▶ **Exercise instructions**:
Omit the pictures and print exactly the lines of the listing below, starting at the first and ending at the line containing "1, 2, 3, 4, 5];".

▶ **Data block**:

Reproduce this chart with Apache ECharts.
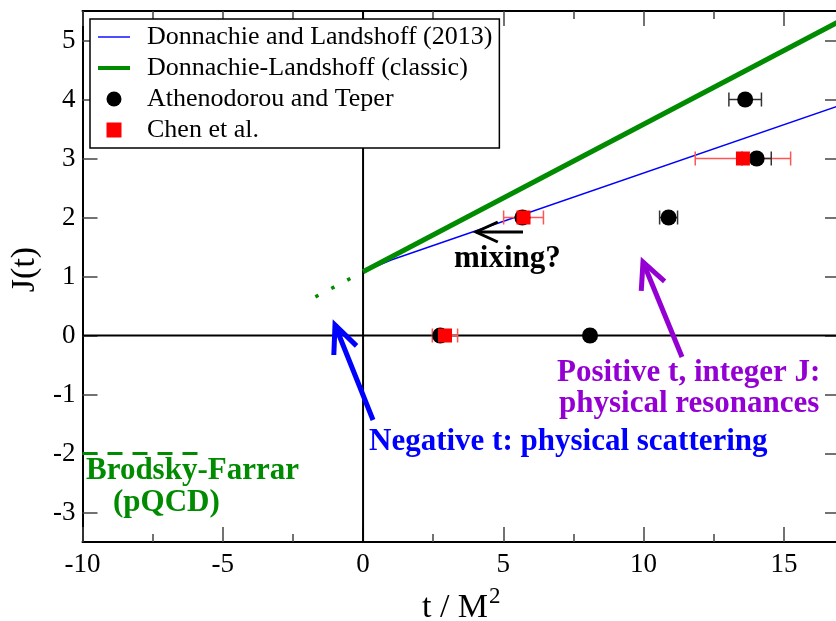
<!DOCTYPE html>
<html>
<head>
<meta charset="utf-8">
<script src="https://cdn.jsdelivr.net/npm/echarts@6/dist/echarts.min.js"></script>
<style>
  html, body { margin: 0; padding: 0; background: #fff; }
  #main { width: 836px; height: 621px; }
</style>
</head>
<body>
<div id="main"></div>
<script>
// axis ticks
const xMajor = [-10, -5, 0, 5, 10, 15];
const xMinor = [-7.5, -2.5, 2.5, 7.5, 12.5];
const yMajor = [-3, -2, -1, 0, 1, 2, 3, 4, 5];

// Donnachie and Landshoff (2013)
const tDL2013 = [0, 1, 17];
const jDL2013 = [1.08, 1.28, 3.9];
// Donnachie-Landshoff (classic) and its extension to t < 0
const tDLclassic = [0, 17];
const jDLclassic = [1.08, 5.33];
const tDLext = [-1.7, 0];
const jDLext = [0.655, 1.08];
// Brodsky-Farrar pQCD
const tBF = [-10, -5.9];
const jBF = [-2, -2];

// Athenodorou and Teper
const tAT = [2.75, 5.68, 8.09, 10.89, 14.03, 13.62];
const jAT = [0, 2, 0, 2, 3, 4];
const eAT = [0.1, 0.1, 0.1, 0.32, 0.52, 0.58];
// Chen et al.
const tChen = [2.92, 5.72, 13.54];
const jChen = [0, 2, 3];
const eChen = [0.45, 0.71, 1.70];

const GREEN = '#008b00';
const FONT = 'Liberation Serif';

const pairs = (xs, ys) => xs.map((x, i) => [x, ys[i]]);
const triples = (xs, ys, es) => xs.map((x, i) => [x, ys[i], es[i]]);

function errorBars(color) {
  return function (params, api) {
    const c = api.coord([api.value(0), api.value(1)]);
    const l = api.coord([api.value(0) - api.value(2), api.value(1)]);
    const r = api.coord([api.value(0) + api.value(2), api.value(1)]);
    const st = { stroke: color, lineWidth: 1.5 };
    return {
      type: 'group',
      children: [
        { type: 'line', shape: { x1: l[0], y1: c[1], x2: r[0], y2: c[1] }, style: st },
        { type: 'line', shape: { x1: l[0], y1: c[1] - 7, x2: l[0], y2: c[1] + 7 }, style: st },
        { type: 'line', shape: { x1: r[0], y1: c[1] - 7, x2: r[0], y2: c[1] + 7 }, style: st }
      ]
    };
  };
}

function arrow(x1, y1, x2, y2, len, half, color, w) {
  const a = Math.atan2(y2 - y1, x2 - x1);
  const h1 = [x2 - len * Math.cos(a - half), y2 - len * Math.sin(a - half)];
  const h2 = [x2 - len * Math.cos(a + half), y2 - len * Math.sin(a + half)];
  return [
    { type: 'line', z: 10, shape: { x1: x1, y1: y1, x2: x2, y2: y2 }, style: { stroke: color, lineWidth: w } },
    { type: 'polyline', z: 10, shape: { points: [h1, [x2, y2], h2] }, style: { stroke: color, lineWidth: w, fill: null } }
  ];
}

function label(text, x, baseline, color, fs) {
  return {
    type: 'text', z: 10, x: x, y: baseline - 0.25 * fs,
    style: { text: text, fill: color, font: 'bold ' + fs + 'px "' + FONT + '"', verticalAlign: 'middle', align: 'left' }
  };
}

const chart = echarts.init(document.getElementById('main'));

const xBase = { type: 'value', min: -10, max: 17, gridIndex: 0, splitLine: { show: false } };
const yBase = { type: 'value', min: -3.5, max: 5.5, gridIndex: 0, splitLine: { show: false } };
const majorTick = { show: true, inside: true, length: 15, lineStyle: { color: '#444', width: 1.5 } };
const minorTick = { show: true, inside: true, length: 8, lineStyle: { color: '#444', width: 1.5 } };
const frame = { show: true, onZero: false, lineStyle: { color: '#000', width: 2 } };
const noLine = { show: false, onZero: false };

const option = {
  animation: false,
  backgroundColor: '#fff',
  grid: { left: 82.5, top: 11, right: -4, bottom: 79, outerBoundsMode: 'none', containLabel: false },
  legend: {
    orient: 'vertical', left: 90, top: 19,
    data: [
      { name: 'Donnachie and Landshoff (2013)', icon: 'path://M0,0H32V1.4H0Z' },
      { name: 'Donnachie-Landshoff (classic)', icon: 'path://M0,0H32V4H0Z' },
      { name: 'Athenodorou and Teper', icon: 'circle' },
      { name: 'Chen et al.', icon: 'path://M0,0H10V10H0Z' }
    ],
    selectedMode: false,
    backgroundColor: '#fff', borderColor: '#000', borderWidth: 1.5,
    padding: [5, 7, 5, 8], itemGap: 5, itemWidth: 32, itemHeight: 15,
    textStyle: { fontFamily: FONT, fontSize: 26, color: '#000', padding: [0, 0, 0, 12] }
  },
  xAxis: [
    Object.assign({}, xBase, {
      position: 'bottom', axisLine: frame,
      axisTick: Object.assign({ customValues: xMajor }, majorTick),
      axisLabel: { customValues: xMajor, fontFamily: FONT, fontSize: 27, color: '#000', margin: 9 },
      name: '{a|t / M}{s|2}', nameLocation: 'middle', nameGap: 43,
      nameTextStyle: { rich: {
        a: { fontFamily: FONT, fontSize: 34, color: '#000' },
        s: { fontFamily: FONT, fontSize: 23, color: '#000', verticalAlign: 'top', padding: [0, 0, 24, 1] }
      } }
    }),
    Object.assign({}, xBase, {
      position: 'bottom', axisLine: noLine,
      axisTick: Object.assign({ customValues: xMinor }, minorTick), axisLabel: { show: false }
    }),
    Object.assign({}, xBase, {
      position: 'top', axisLine: frame,
      axisTick: Object.assign({ customValues: xMajor }, majorTick), axisLabel: { show: false }
    }),
    Object.assign({}, xBase, {
      position: 'top', axisLine: noLine,
      axisTick: Object.assign({ customValues: xMinor }, minorTick), axisLabel: { show: false }
    })
  ],
  yAxis: [
    Object.assign({}, yBase, {
      position: 'left', axisLine: frame,
      axisTick: Object.assign({ customValues: yMajor }, majorTick),
      axisLabel: { customValues: yMajor, fontFamily: FONT, fontSize: 27, color: '#000', margin: 7 },
      name: 'J(t)', nameLocation: 'middle', nameGap: 40, nameRotate: 90,
      nameTextStyle: { fontFamily: FONT, fontSize: 34, color: '#000', padding: [0, 0, 0, 14] }
    }),
    Object.assign({}, yBase, {
      position: 'right', axisLine: frame,
      axisTick: Object.assign({ customValues: yMajor }, majorTick), axisLabel: { show: false }
    })
  ],
  series: [
    {
      name: 'zeroX', type: 'line', silent: true, symbol: 'none', z: 1,
      data: pairs([-10, 17], [0, 0]), lineStyle: { color: '#000', width: 2 }
    },
    {
      name: 'zeroY', type: 'line', silent: true, symbol: 'none', z: 1,
      data: pairs([0, 0], [-3.5, 5.5]), lineStyle: { color: '#000', width: 2 }
    },
    {
      name: 'Donnachie and Landshoff (2013)', type: 'line', symbol: 'none', z: 2,
      data: pairs(tDL2013, jDL2013), lineStyle: { color: '#0000ff', width: 1.4 }, itemStyle: { color: '#0000ff' }
    },
    {
      name: 'Donnachie-Landshoff (classic)', type: 'line', symbol: 'none', z: 3,
      data: pairs(tDLclassic, jDLclassic), lineStyle: { color: GREEN, width: 5 }, itemStyle: { color: GREEN }
    },
    {
      name: 'DL extension', type: 'line', symbol: 'none', z: 3,
      data: pairs(tDLext, jDLext), lineStyle: { color: GREEN, width: 3.5, type: [3.5, 14.5] }
    },
    {
      name: 'Brodsky-Farrar', type: 'line', symbol: 'none', z: 3,
      data: pairs(tBF, jBF), lineStyle: { color: GREEN, width: 3, type: [15, 10] }
    },
    {
      name: 'Chen errors', type: 'custom', z: 4,
      data: triples(tChen, jChen, eChen), renderItem: errorBars('#ff5555')
    },
    {
      name: 'AT errors', type: 'custom', z: 4,
      data: triples(tAT, jAT, eAT), renderItem: errorBars('#333')
    },
    {
      name: 'Athenodorou and Teper', type: 'scatter', symbol: 'circle', symbolSize: 16, z: 5,
      data: pairs(tAT, jAT), itemStyle: { color: '#000', opacity: 1 }
    },
    {
      name: 'Chen et al.', type: 'scatter', symbol: 'rect', symbolSize: 14, z: 6,
      data: pairs(tChen, jChen), itemStyle: { color: '#ff0000', opacity: 1 }
    }
  ],
  graphic: [].concat(
    arrow(523, 232, 476, 232, 24, 0.43, '#000', 3),
    arrow(682, 357, 643, 262, 29, 0.45, '#9400d3', 5),
    arrow(373, 420, 335, 325, 30, 0.42, '#0000ff', 5),
    [
      label('mixing?', 454, 267, '#000', 31),
      label('Positive t, integer J:', 557, 381, '#9400d3', 31),
      label('physical resonances', 559, 412, '#9400d3', 31),
      label('Negative t: physical scattering', 369, 450, '#0000ff', 31),
      label('Brodsky-Farrar', 86, 479, GREEN, 31),
      label('(pQCD)', 113, 511, GREEN, 31)
    ]
  )
};

chart.setOption(option);
</script>
</body>
</html>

▶ **Complete output**:
Reproduce this chart with Apache ECharts.
<!DOCTYPE html>
<html>
<head>
<meta charset="utf-8">
<script src="https://cdn.jsdelivr.net/npm/echarts@6/dist/echarts.min.js"></script>
<style>
  html, body { margin: 0; padding: 0; background: #fff; }
  #main { width: 836px; height: 621px; }
</style>
</head>
<body>
<div id="main"></div>
<script>
// axis ticks
const xMajor = [-10, -5, 0, 5, 10, 15];
const xMinor = [-7.5, -2.5, 2.5, 7.5, 12.5];
const yMajor = [-3, -2, -1, 0, 1, 2, 3, 4, 5];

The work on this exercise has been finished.